Why should I be surprised? The economy is expected to have created a boatload of jobs … except it’s not the economy, it’s the census, and it’s not the census … it’s how the census jobs are counted. If they can’t count jobs correctly, how can they be expected to count people?When the new job numbers are released the vast majority of them are expected to be census jobs, but not even those numbers are expected to be accurate which is really par for the course after our experience with Recovery.org that claimed the unverifiable hundreds of thousands of jobs had been created or saved as well as detailing the billions of jobs that went to Congressional districts that didn’t exist.
Last night Neil Cavuto interviewed a census worker who claimed the Census had hired and fired her twice and thus counted her as two jobs created. Watch it all. It will … ummm … not surprise you?
The New York Post detailed this two weeks ago:
Here’s a note from a Census worker — this one from Manhattan:
“John: I am on my fourth rehire with the 2010 Census.
“I have been hired, trained for a week, given a few hours of work, then laid off.
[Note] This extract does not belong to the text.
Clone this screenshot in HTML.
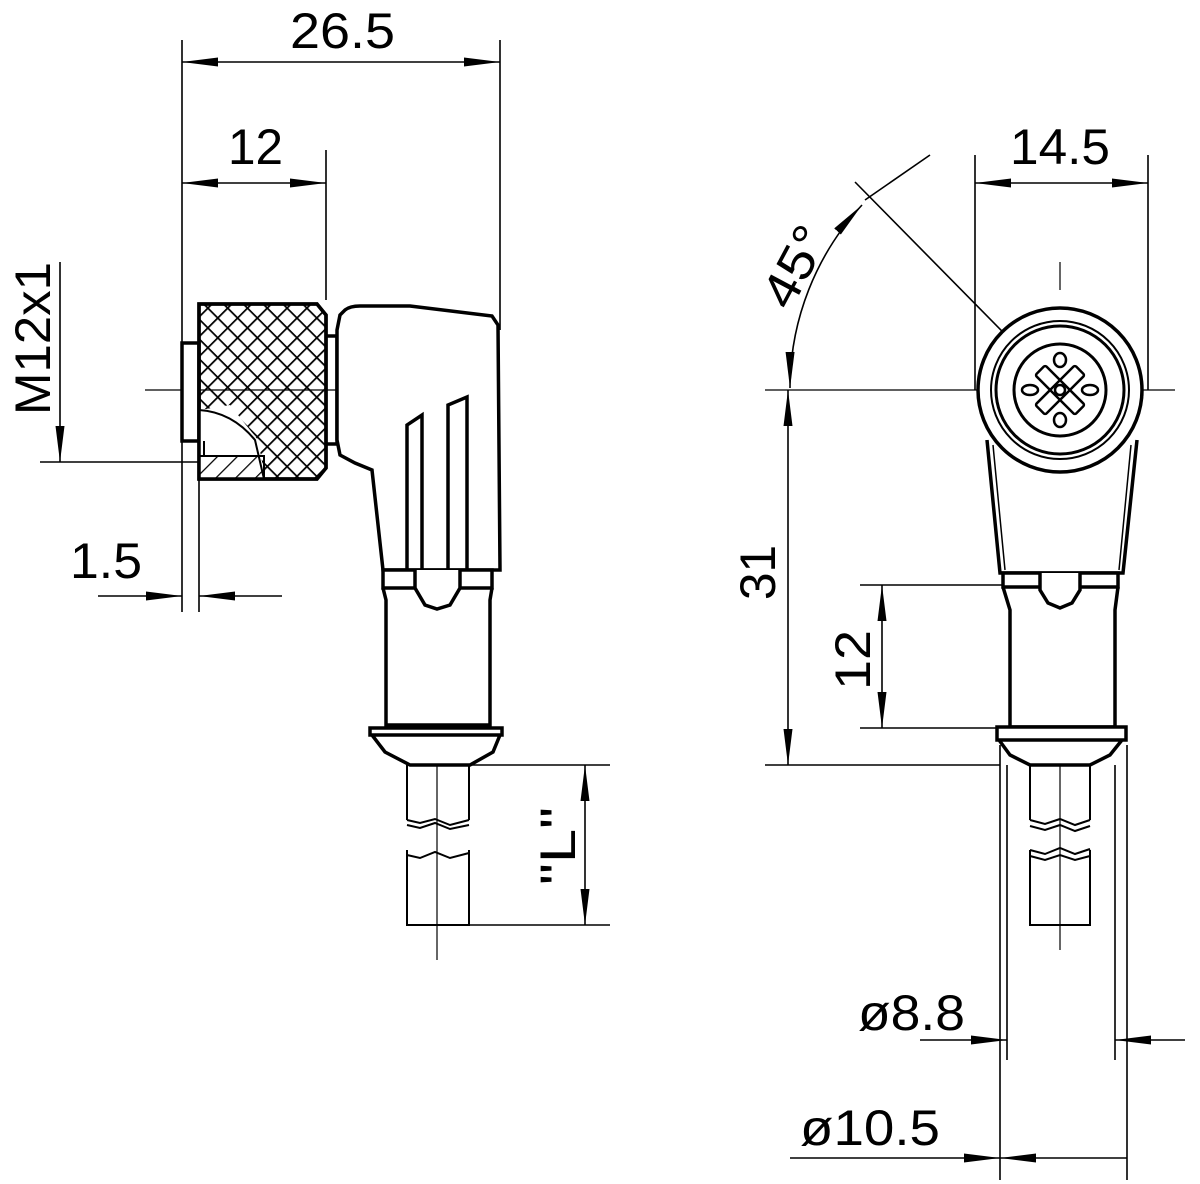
<!DOCTYPE html>
<html><head><meta charset="utf-8"><style>html,body{margin:0;padding:0;background:#fff}svg{display:block}text{font-family:"Liberation Sans",sans-serif;fill:#000}</style></head><body>
<svg width="1200" height="1184" viewBox="0 0 1200 1184" xmlns="http://www.w3.org/2000/svg">
<defs>
<marker id="a" viewBox="0 0 36 10" refX="36" refY="5" markerWidth="36" markerHeight="10" markerUnits="userSpaceOnUse" orient="auto-start-reverse"><path d="M0,0.5 L36,5 L0,9.5z" fill="#000"/></marker>
<pattern id="kn" width="14" height="14" patternUnits="userSpaceOnUse" patternTransform="rotate(45)"><path d="M0,0H14M0,0V14" stroke="#000" stroke-width="3.5"/></pattern>
<pattern id="ht" width="14" height="14" patternUnits="userSpaceOnUse" patternTransform="rotate(45)"><path d="M0,0V14" stroke="#000" stroke-width="2.5"/></pattern>
</defs>
<g stroke="#000" fill="none" stroke-width="1.6">
<path d="M182,40V612M199,470V612M326,150V300M500,40V330"/>
<path d="M182,62H500" marker-start="url(#a)" marker-end="url(#a)"/>
<path d="M182,183H326" marker-start="url(#a)" marker-end="url(#a)"/>
<path d="M60,262V462" marker-end="url(#a)"/>
<path d="M40,462H199"/>
<path d="M98,596H182" marker-end="url(#a)"/>
<path d="M282,596H199" marker-end="url(#a)"/>
<path d="M145,390H348M375,390H378M405,390H485" stroke-width="1.2"/>
<path d="M437,327V370M437,433V495M437,550V580M437,600V720M437,765V960" stroke-width="1.2"/>
<path d="M470,765H610M470,925H610"/>
<path d="M585,765V925" marker-start="url(#a)" marker-end="url(#a)"/>
</g>
<g stroke="#000" stroke-width="3.5">
<path d="M182,343H199V441H182z" fill="#fff"/>
<path d="M199,304H317L326,315V468L317,479H199z" fill="url(#kn)"/>
<path d="M200,410L230,405L258,440L265,478H200z" fill="#fff" stroke="none"/>
<path d="M199,410Q232,412 255,440L264,479" fill="none" stroke-width="2"/>
<path d="M199,456H264V479H199z" fill="url(#ht)" stroke-width="2"/>
<path d="M204,441V456H262" fill="none" stroke-width="2"/>
<path d="M199,304H317L326,315V468L317,479H199z" fill="none"/>
<path d="M326,336H337V444H326" fill="none"/>
<path d="M345,310Q350,306 360,306L410,306L492,316L498,325L500,570H383L372,470L355,463L340,455L337,440V330L340,315z" fill="#fff"/>
<path d="M407,570V425L422,415V570M448,570V405L467,397V570" fill="none"/>
<path d="M383,588L386,600V725H490V600L492,588" fill="#fff"/>
<path d="M383,570H492V588H383z" fill="#fff"/>
<path d="M415,570V588L425,605L437,609L450,605L460,588V570" fill="#fff"/>
<path d="M370,728H502V735H370zM372,735L385,752L410,765H470L493,752L500,735" fill="#fff"/>
<path d="M407,765V820M469,765V820M407,850V925H469V850M407,820L420,823L435,819L450,825L469,820M407,855L420,858L435,852L450,858L469,853M407,825L420,828L435,823L450,829L469,825" fill="none" stroke-width="2"/>
</g>
<g stroke="#000" fill="none" stroke-width="1.6">
<path d="M975,155V390M1148,155V390"/>
<path d="M975,183H1148" marker-start="url(#a)" marker-end="url(#a)"/>
<path d="M765,390H985M1140,390H1175" stroke-width="1.2"/>
<path d="M1060,262V290M1060,480V560M1060,600V700M1060,765V950" stroke-width="1.2"/>
<path d="M855,182L1060,390"/>
<path d="M930,155L865,200"/>
<path d="M790,388A270,270 0 0 1 862,205" marker-start="url(#a)" marker-end="url(#a)"/>
<path d="M788,390V765" marker-start="url(#a)" marker-end="url(#a)"/>
<path d="M765,765H1000"/>
<path d="M860,585H1020M860,728H1000"/>
<path d="M882,585V728" marker-start="url(#a)" marker-end="url(#a)"/>
<path d="M1007,765V1060M1115,765V1060M1000,745V1180M1127,745V1180"/>
<path d="M920,1040H1007" marker-end="url(#a)"/>
<path d="M1185,1040H1115" marker-end="url(#a)"/>
<path d="M790,1158H1000" marker-end="url(#a)"/>
<path d="M1127,1158H1000" marker-end="url(#a)"/>
</g>
<g stroke="#000" fill="none" stroke-width="3.5">
<path d="M987,440L1000,573H1123L1137,440" fill="#fff"/>
<path d="M993,445L1005,570M1131,445L1119,570" stroke-width="1.5"/>
<circle cx="1060" cy="390" r="82" fill="#fff"/>
<circle cx="1060" cy="390" r="69" stroke-width="2"/>
<circle cx="1060" cy="390" r="64" stroke-width="3"/>
<circle cx="1060" cy="390" r="46" stroke-width="3"/>
<g stroke-width="2.5">
<rect x="1032" y="383" width="56" height="14" rx="2" transform="rotate(45 1060 390)"/>
<rect x="1032" y="383" width="56" height="14" rx="2" transform="rotate(-45 1060 390)"/>
<ellipse cx="1060" cy="360" rx="6" ry="7"/><ellipse cx="1060" cy="420" rx="6" ry="7"/>
<ellipse cx="1030" cy="390" rx="8" ry="5"/><ellipse cx="1090" cy="390" rx="8" ry="5"/>
<circle cx="1060" cy="390" r="5"/>
</g>
<path d="M1003,587L1010,610V727H1115V610L1118,587" fill="#fff"/>
<path d="M1003,573H1118V587H1003z" fill="#fff"/>
<path d="M1040,573V590L1048,603L1060,608L1072,603L1080,590V573" fill="#fff"/>
<path d="M997,727H1126V740H997zM999,740L1010,755L1030,765H1090L1110,755L1122,740" fill="#fff"/>
<path d="M1030,765V820M1090,765V820M1030,850V925H1090V850M1030,820L1045,824L1060,819L1075,825L1090,820M1030,826L1045,830L1060,825L1075,831L1090,826M1030,850L1045,854L1060,848L1075,854L1090,849M1030,856L1045,860L1060,855L1075,860L1090,856" stroke-width="2"/>
</g>
<g font-size="50" lengthAdjust="spacingAndGlyphs">
<text x="290" y="48" textLength="105" lengthAdjust="spacingAndGlyphs">26.5</text>
<text x="228" y="164" textLength="55" lengthAdjust="spacingAndGlyphs">12</text>
<text x="70" y="578" textLength="72" lengthAdjust="spacingAndGlyphs">1.5</text>
<text transform="translate(50,415) rotate(-90)" textLength="153" lengthAdjust="spacingAndGlyphs">M12x1</text>
<text transform="translate(575,885) rotate(-90)" textLength="78" lengthAdjust="spacingAndGlyphs">"L"</text>
<text x="1010" y="164" textLength="100" lengthAdjust="spacingAndGlyphs">14.5</text>
<text transform="translate(790,312) rotate(-62)" textLength="85" lengthAdjust="spacingAndGlyphs">45°</text>
<text transform="translate(775,600) rotate(-90)" textLength="55" lengthAdjust="spacingAndGlyphs">31</text>
<text transform="translate(870,690) rotate(-90)" textLength="60" lengthAdjust="spacingAndGlyphs">12</text>
<text x="858" y="1030" textLength="107" lengthAdjust="spacingAndGlyphs">ø8.8</text>
<text x="800" y="1145" textLength="140" lengthAdjust="spacingAndGlyphs">ø10.5</text>
</g>
</svg>
</body></html>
So my unemployed self now counts for four new jobs.
“I have been paid more to train all four times than I have been paid to actually produce results. These are my tax dollars and your tax dollars at work.
“A few months ago I was trained for three days and offered five hours of work counting the homeless. Now, I am knocking (on) doors trying to find the people that have not returned their Census forms. I worked the 2000 Census. It was a far more organized venture.
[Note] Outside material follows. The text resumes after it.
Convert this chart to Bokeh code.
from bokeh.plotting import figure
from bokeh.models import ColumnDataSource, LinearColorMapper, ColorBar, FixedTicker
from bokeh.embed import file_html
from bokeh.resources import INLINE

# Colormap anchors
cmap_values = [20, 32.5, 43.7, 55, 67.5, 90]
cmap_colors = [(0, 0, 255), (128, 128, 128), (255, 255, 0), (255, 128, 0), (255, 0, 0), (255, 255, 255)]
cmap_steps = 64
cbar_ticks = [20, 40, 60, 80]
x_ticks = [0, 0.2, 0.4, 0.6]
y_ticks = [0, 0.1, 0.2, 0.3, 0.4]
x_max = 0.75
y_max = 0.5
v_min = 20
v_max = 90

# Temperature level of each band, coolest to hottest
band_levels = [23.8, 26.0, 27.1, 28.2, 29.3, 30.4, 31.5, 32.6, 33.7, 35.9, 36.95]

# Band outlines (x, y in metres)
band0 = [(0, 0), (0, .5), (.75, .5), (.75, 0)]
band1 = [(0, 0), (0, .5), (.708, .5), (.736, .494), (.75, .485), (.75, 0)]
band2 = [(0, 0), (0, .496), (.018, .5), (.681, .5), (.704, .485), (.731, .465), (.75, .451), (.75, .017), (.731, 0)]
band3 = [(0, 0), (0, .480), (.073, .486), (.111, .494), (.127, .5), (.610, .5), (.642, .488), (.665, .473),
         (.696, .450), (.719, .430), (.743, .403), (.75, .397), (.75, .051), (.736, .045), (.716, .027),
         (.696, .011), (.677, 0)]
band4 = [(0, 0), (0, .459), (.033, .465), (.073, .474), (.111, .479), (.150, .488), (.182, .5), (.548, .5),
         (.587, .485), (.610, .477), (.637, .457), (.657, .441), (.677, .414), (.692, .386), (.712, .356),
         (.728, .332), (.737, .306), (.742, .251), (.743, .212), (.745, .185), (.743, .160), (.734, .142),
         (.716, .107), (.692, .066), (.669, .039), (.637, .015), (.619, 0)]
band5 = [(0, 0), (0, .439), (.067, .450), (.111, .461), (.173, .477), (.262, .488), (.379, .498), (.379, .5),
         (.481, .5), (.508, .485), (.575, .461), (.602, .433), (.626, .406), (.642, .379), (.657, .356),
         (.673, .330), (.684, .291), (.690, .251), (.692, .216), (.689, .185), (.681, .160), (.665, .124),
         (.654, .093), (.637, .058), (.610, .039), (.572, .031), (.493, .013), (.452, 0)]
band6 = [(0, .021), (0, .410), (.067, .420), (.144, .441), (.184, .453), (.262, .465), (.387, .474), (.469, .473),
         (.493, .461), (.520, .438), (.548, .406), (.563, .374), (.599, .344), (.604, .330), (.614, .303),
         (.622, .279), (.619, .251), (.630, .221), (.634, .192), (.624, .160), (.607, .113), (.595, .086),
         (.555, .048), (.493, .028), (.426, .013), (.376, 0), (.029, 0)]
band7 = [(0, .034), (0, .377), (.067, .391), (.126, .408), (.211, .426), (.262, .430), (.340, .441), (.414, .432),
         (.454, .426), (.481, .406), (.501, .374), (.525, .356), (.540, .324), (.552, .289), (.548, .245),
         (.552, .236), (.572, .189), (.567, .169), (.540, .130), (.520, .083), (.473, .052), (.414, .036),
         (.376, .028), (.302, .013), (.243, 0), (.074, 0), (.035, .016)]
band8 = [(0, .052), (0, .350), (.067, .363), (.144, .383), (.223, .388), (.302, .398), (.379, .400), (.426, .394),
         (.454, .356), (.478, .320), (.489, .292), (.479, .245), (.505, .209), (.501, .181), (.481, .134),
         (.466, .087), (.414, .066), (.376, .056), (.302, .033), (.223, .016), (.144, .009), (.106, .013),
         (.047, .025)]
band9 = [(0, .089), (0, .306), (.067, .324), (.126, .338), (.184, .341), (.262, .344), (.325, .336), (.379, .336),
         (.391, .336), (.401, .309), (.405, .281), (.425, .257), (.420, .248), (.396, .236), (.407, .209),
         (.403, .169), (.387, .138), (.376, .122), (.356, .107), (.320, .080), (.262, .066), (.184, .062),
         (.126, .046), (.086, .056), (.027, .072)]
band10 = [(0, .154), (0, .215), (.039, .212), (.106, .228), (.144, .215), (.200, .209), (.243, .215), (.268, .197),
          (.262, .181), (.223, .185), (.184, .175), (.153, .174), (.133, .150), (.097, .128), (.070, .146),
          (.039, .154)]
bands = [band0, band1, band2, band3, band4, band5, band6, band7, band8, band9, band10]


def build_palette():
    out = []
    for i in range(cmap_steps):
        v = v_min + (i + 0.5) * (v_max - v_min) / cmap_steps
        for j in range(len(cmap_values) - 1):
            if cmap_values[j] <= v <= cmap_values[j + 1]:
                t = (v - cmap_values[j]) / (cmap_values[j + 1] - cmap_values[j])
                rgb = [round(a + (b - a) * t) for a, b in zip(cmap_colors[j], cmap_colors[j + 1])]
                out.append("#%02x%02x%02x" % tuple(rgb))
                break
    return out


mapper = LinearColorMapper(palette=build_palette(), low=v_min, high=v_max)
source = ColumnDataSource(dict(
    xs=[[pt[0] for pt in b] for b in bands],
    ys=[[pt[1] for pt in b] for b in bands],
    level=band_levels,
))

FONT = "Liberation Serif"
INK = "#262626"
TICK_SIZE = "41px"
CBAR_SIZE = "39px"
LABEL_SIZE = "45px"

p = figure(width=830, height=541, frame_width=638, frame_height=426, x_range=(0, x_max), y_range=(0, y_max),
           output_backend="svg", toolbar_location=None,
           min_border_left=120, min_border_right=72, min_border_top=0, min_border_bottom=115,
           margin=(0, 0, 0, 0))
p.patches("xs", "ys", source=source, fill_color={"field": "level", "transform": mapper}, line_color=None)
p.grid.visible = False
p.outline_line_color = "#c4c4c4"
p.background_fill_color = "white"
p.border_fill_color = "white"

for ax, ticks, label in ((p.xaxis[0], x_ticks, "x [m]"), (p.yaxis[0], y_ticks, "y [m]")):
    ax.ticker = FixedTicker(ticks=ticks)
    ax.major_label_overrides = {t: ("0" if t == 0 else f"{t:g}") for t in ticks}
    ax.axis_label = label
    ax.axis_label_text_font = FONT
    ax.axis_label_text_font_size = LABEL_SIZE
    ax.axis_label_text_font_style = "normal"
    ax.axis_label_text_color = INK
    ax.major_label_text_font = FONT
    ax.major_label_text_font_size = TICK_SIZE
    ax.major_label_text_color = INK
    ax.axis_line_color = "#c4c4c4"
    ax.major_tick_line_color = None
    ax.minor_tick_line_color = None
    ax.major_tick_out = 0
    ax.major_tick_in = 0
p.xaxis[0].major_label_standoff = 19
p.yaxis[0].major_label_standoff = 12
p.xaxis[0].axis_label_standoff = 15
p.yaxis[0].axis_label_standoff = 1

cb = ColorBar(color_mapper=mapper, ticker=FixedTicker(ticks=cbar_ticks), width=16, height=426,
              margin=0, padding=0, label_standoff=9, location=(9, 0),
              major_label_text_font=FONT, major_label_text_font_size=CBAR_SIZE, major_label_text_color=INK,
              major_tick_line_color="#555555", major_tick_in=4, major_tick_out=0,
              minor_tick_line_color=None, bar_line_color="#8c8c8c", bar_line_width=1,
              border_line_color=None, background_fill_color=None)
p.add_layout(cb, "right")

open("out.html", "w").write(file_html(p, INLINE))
“Have to run and meet my crew leader, even though with this rain I did not work today. So I can put in a pay sheet for the hour or hour and a half this meeting will take. Sincerely, C.M.“
And there’s more here.
Estimating job numbers is iffy at best, not matter the administration. And may I say every administration has tried to fudge the numbers in its favor. But the bottom line on this is this. Most of the jobs being created are government jobs, census or otherwise, not private sector jobs. Most of the raises are going to government workers, not private sector workers, and that is simply unsustainable. Jobs dependant on the public sector never create capital, ever. They just take money from the private sector and hand it to the public sector, money that would have been either spent or invested anyway.
Remember November 2010.
UPDATE: Here are the numbers I should have included yesterday, from Bloomberg:
Private payrolls rose by 41,000, Labor Department figures showed yesterday in Washington, trailing the 180,000 gain forecast by economists in a Bloomberg News survey. Including government workers, employment rose by 431,000, boosted by a jump in hiring of temporary census workers. The jobless rate fell to 9.7 percent from 9.9 percent.
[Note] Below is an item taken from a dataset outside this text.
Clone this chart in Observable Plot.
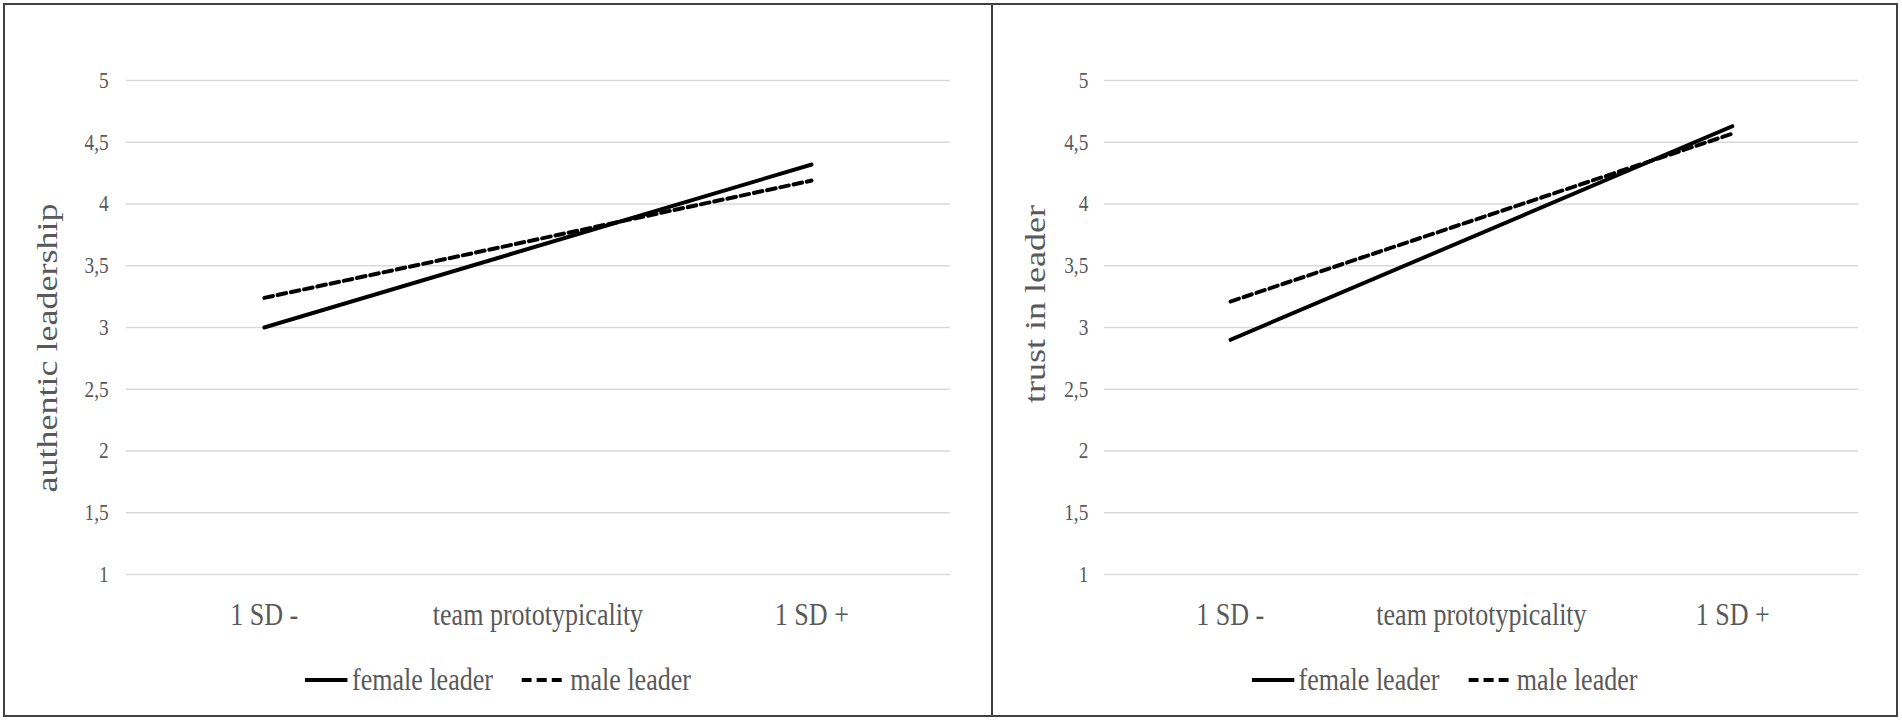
<!DOCTYPE html>
<html>
<head>
<meta charset="utf-8">
<script src="https://cdn.jsdelivr.net/npm/d3@7"></script>
<script src="https://cdn.jsdelivr.net/npm/@observablehq/plot@0.6"></script>
<style>
  html, body { margin: 0; padding: 0; background: #fff; }
  #root { position: relative; width: 1902px; height: 722px; background: #fff; overflow: hidden; }
  .panel { position: absolute; top: 3px; height: 714px; box-sizing: border-box; border: 2px solid #404040; background: #fff; }
  .legend { height: 60px; display: flex; align-items: center; justify-content: center;
            font-family: "Liberation Serif", "Times New Roman", serif; font-size: 31px; color: #595959;
            transform: scaleX(0.84); transform-origin: center; white-space: nowrap; }
  .legend svg { display: block; }
</style>
</head>
<body>
<div id="root"></div>
<script>
// ---- data ----
const xLabels = ["1 SD -", "team prototypicality", "1 SD +"];
const levels = ["1 SD -", "1 SD +"];
const yTicks = [1, 1.5, 2, 2.5, 3, 3.5, 4, 4.5, 5];
const seriesNames = ["female leader", "male leader"];
const authTitle = "authentic leadership";
const authFemale = [3.00, 4.32];
const authMale = [3.24, 4.19];
const trustTitle = "trust in leader";
const trustFemale = [2.90, 4.63];
const trustMale = [3.21, 4.57];

// ---- layout ----
const S = 0.84;           // horizontal compression of the original picture
const H = 645;
const FONT = '"Liberation Serif", "Times New Roman", serif';
const GREY = "#595959";
const DASH = "11,5";

function rows(vals) { return levels.map((l, i) => ({level: l, value: vals[i]})); }

function makePanel(cfg) {
  const div = document.createElement("div");
  div.className = "panel";
  div.style.left = cfg.left + "px";
  div.style.width = cfg.width + "px";
  document.getElementById("root").appendChild(div);

  const W = cfg.width - 4;
  const VW = W / S;
  const svg = Plot.plot({
    width: VW,
    height: H,
    marginLeft: cfg.marginLeft,
    marginRight: cfg.marginRight,
    marginTop: 75,
    marginBottom: 76,
    style: {fontFamily: FONT, fontSize: "23px", color: GREY, background: "#fff", overflow: "visible"},
    x: {type: "point", domain: xLabels, padding: 0.5},
    y: {domain: [1, 5]},
    marks: [
      Plot.gridY(yTicks, {stroke: "#d9d9d9", strokeOpacity: 1, strokeWidth: 1.6}),
      Plot.axisY(yTicks, {tickSize: 0, tickPadding: cfg.tickPadY, label: null, fill: GREY, fontSize: 23,
                          tickFormat: d => String(d).replace(".", ",")}),
      Plot.axisX({tickSize: 0, tickPadding: 28, label: null, fill: GREY, fontSize: 31}),
      Plot.line(rows(cfg.male), {x: "level", y: "value", stroke: "#000", strokeWidth: 4, strokeDasharray: DASH}),
      Plot.line(rows(cfg.female), {x: "level", y: "value", stroke: "#000", strokeWidth: 4, strokeLinecap: "round"})
    ]
  });
  svg.setAttribute("preserveAspectRatio", "none");
  svg.setAttribute("width", W);
  svg.setAttribute("height", H);
  svg.style.width = W + "px";
  svg.style.height = H + "px";
  svg.style.maxWidth = "none";
  svg.style.display = "block";

  d3.select(svg).append("text")
    .attr("transform", `translate(${cfg.titleX},${cfg.titleY}) rotate(-90)`)
    .attr("text-anchor", "middle")
    .attr("font-family", FONT)
    .attr("font-size", 36)
    .attr("fill", GREY)
    .text(cfg.title);

  div.appendChild(svg);

  // legend
  const lg = document.createElement("div");
  lg.className = "legend";
  const sw = (dash) => {
    const s = d3.create("svg").attr("width", dash ? 48 : 51).attr("height", 10);
    s.append("line").attr("x1", 0).attr("x2", dash ? 48 : 51).attr("y1", 5).attr("y2", 5)
      .attr("stroke", "#000").attr("stroke-width", 4)
      .attr("stroke-dasharray", dash ? "12,6" : null);
    return s.node();
  };
  const t1 = document.createElement("span"); t1.textContent = seriesNames[0]; t1.style.marginLeft = "5px";
  const s2 = sw(true); s2.style.marginLeft = "34px";
  const t2 = document.createElement("span"); t2.textContent = seriesNames[1]; t2.style.marginLeft = "10px";
  lg.appendChild(sw(false)); lg.appendChild(t1); lg.appendChild(s2); lg.appendChild(t2);
  div.appendChild(lg);
}

makePanel({left: 3, width: 990, marginLeft: 144, marginRight: 49, tickPadY: 21,
           title: authTitle, titleX: 62, titleY: 343, female: authFemale, male: authMale});
makePanel({left: 991, width: 907, marginLeft: 132, marginRight: 45, tickPadY: 19,
           title: trustTitle, titleX: 62, titleY: 299, female: trustFemale, male: trustMale});
</script>
</body>
</html>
Economists also forecast the jobless rate would fall 9.8 percent. Unemploymentreached a 26-year high of 10.1 percent in October. The decline in joblessness last month reflected a 322,000 drop in the labor force as Americans grew discouraged over hiring prospects.
Notice, not just that the bulk of the jobs are government jobs, they are temporary government jobs. Notice too, Rick pointed out on the show, the better than 300,000 who jumped the rolls because they have simply quit.
I have stated repeatedly that any increase in government spending is simply unsustainable as long as the private sector is not taking the lead in growth. Once again, for old times sake, public spending is dead end spending. It creates no capital and in reality does not create any jobs. It merely take money from the private sector to spend in the public sector, and suck capital from business and the capital markets where economic growth takes place.